Além do que foi exposto até aqui, é de se registrar que o malfadado exame não tem mais previsão em lei desde a entrada em vigor da Lei 10.792/03, que alterou a Lei de Execução Penal.
Assim, os juízos de execução penal do país exigem requisito não mais contemplado pela lei para a concessão da progressão de regime ou do livramento condicional, o que viola o princípio-mor do Direito Penal: o da legalidade.
Se não há previsão em lei, como pode o juiz exigir que o requerente se submeta ao exame criminológico? Diz-se que este é facultativo, porém nada diz a lei sobre tal facultatividade. Na verdade, a lei é omissa. Ora, se é omissa, considera-se que o exame não é mais exigível (interpretação mais favorável ao réu e mais harmônica com o princípio da legalidade), e em que pese o teor da súmula vinculante n° 26 do Supremo Tribunal Federal e da súmula 439 do Superior Tribunal de Justiça.
Na verdade, a lei antiga, antes da alteração trazida pela Lei 10.792/03, já previa a facultatividade do exame criminológico. Então, se o ordenamento outrora vigente previa a facultatividade do exame e a lei nova retirou por completo qualquer menção da Lei de Execução Penal ao referido laudo não faz sentido dizer que a facultatividade ainda persiste. Se o legislador o extirpou da lei, entende-se que o exame não é mais requisito, obrigatório ou facultativo, para a progressão de regime ou do livramento condicional.
Pela mesma ótica, decidiu recentemente o Tribunal de Justiça do Rio de Janeiro em julgamento paradigmático:
“A Lei 10.782/2003, reconhecendo tudo isto, substituiu o parágrafo único do art. 112 da LEP por dois outros parágrafos sem aludir, contudo, ao referido exame. A ausência de previsão expressa sobre a própria existência do exame criminológico quando da apreciação do requerimento de progressão de regime impede, por conta do princípio da legalidade, que o magistrado assim o exija” (HC 2007.059.06898 – 7ª C. Crim. – Des. Rel. Geraldo Prado –j. 19.12.07).
De qualquer maneira, mesmo que se entenda pela suposta facultatividade do exame criminológico (tese que se percebe desprovida de qualquer base jurídico-científica e dirigida por uma política criminal que se destina à segregação a todo custo de marginalizados), a exigência do citado exame “viola o princípio da laicização do Direito, defesa contra a tendência expansionista do Estado de se imiscuir nas liberdades de escolha e de autodeterminação dos indivíduos” (HC 2007.059.06898 – TJRJ).
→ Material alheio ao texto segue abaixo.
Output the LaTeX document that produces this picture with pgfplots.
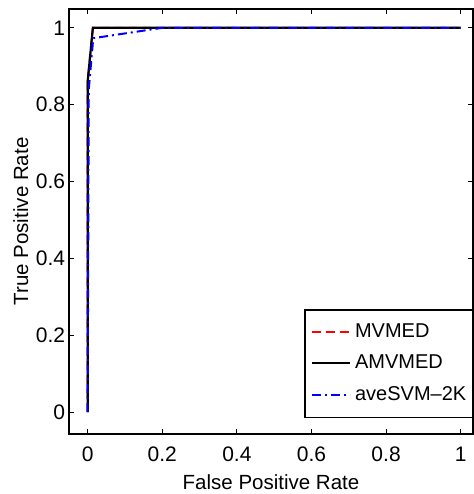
\documentclass[border=0pt]{standalone}
\usepackage{fontspec}
\setmainfont{Liberation Sans}
\usepackage{pgfplots}
\pgfplotsset{compat=1.18}
\begin{document}
\fontsize{20}{24}\selectfont
\begin{tikzpicture}
\begin{axis}[
  scale only axis, width=404pt, height=425pt,
  xmin=-0.05, xmax=1.033, ymin=-0.057, ymax=1.049,
  xtick={0,0.2,0.4,0.6,0.8,1}, ytick={0,0.2,0.4,0.6,0.8,1},
  tick align=inside, xtick pos=both, ytick pos=both,
  major tick length=5pt,
  axis line style={line width=1.5pt},
  every tick/.style={black, line width=0.8pt},
  xlabel={False Positive Rate}, ylabel={True Positive Rate},
  /pgf/number format/assume math mode=true,
  tick label style={font=\fontsize{21}{25}\selectfont},
  label style={font=\fontsize{20.5}{25}\selectfont},
  xticklabel style={yshift=-6pt},
  yticklabel style={xshift=3pt},
  xlabel style={yshift=1pt},
  ylabel style={yshift=-6pt},
  legend style={at={(1,0.0376)}, anchor=south east, font=\fontsize{20}{24}\selectfont, draw=black, line width=1.5pt, inner xsep=6pt, inner ysep=14pt, row sep=14.5pt, column sep=4pt, nodes={inner sep=0pt}},
  legend cell align=left,
  legend image code/.code={\draw[#1] plot coordinates {(0pt,0pt) (19pt,0pt) (38pt,0pt)};},
  legend image post style={line width=2pt},
]
\addplot[red, dash pattern=on 9pt off 5pt, line width=2pt] coordinates {(0,0) (0,0.86) (0.014,1) (1,1)};
\addlegendentry{MVMED}
\addplot[black, line width=2.2pt] coordinates {(0,0) (0,0.86) (0.014,1) (1,1)};
\addlegendentry{AMVMED}
\addplot[blue, dash pattern=on 9pt off 4pt on 2pt off 4pt, line width=2pt] coordinates {(0,0) (0.003,0.84) (0.015,0.973) (0.2,1) (1,1)};
\addlegendentry{aveSVM\textendash 2K}
\end{axis}
\pgfresetboundingbox
\path ([shift={(-69pt,-60pt)}]current axis.south west) rectangle ([shift={(0pt,9pt)}]current axis.north east);
\end{tikzpicture}
\end{document}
Tendo em vista esse panorama é que o exame criminológico, requisito não mais exigido por lei (mas ainda exigido pelos juízes!), não passa de uma farsa a serviço do expansionismo penal.
Referências bibliográficas
COSTA, Álvaro Mayrink da. Exame criminológico, 2ª ed., Rio de Janeiro: Forense, 1989.
FOUCAULT, Michel. Vigiar e Punir, 17ª ed., Petrópolis: Vozes, 1998.
WINFRIED, Hassemer. Introdução aos fundamentos do Direito Penal, Porto Alegre: Sergio Antonio Fabris, 2005.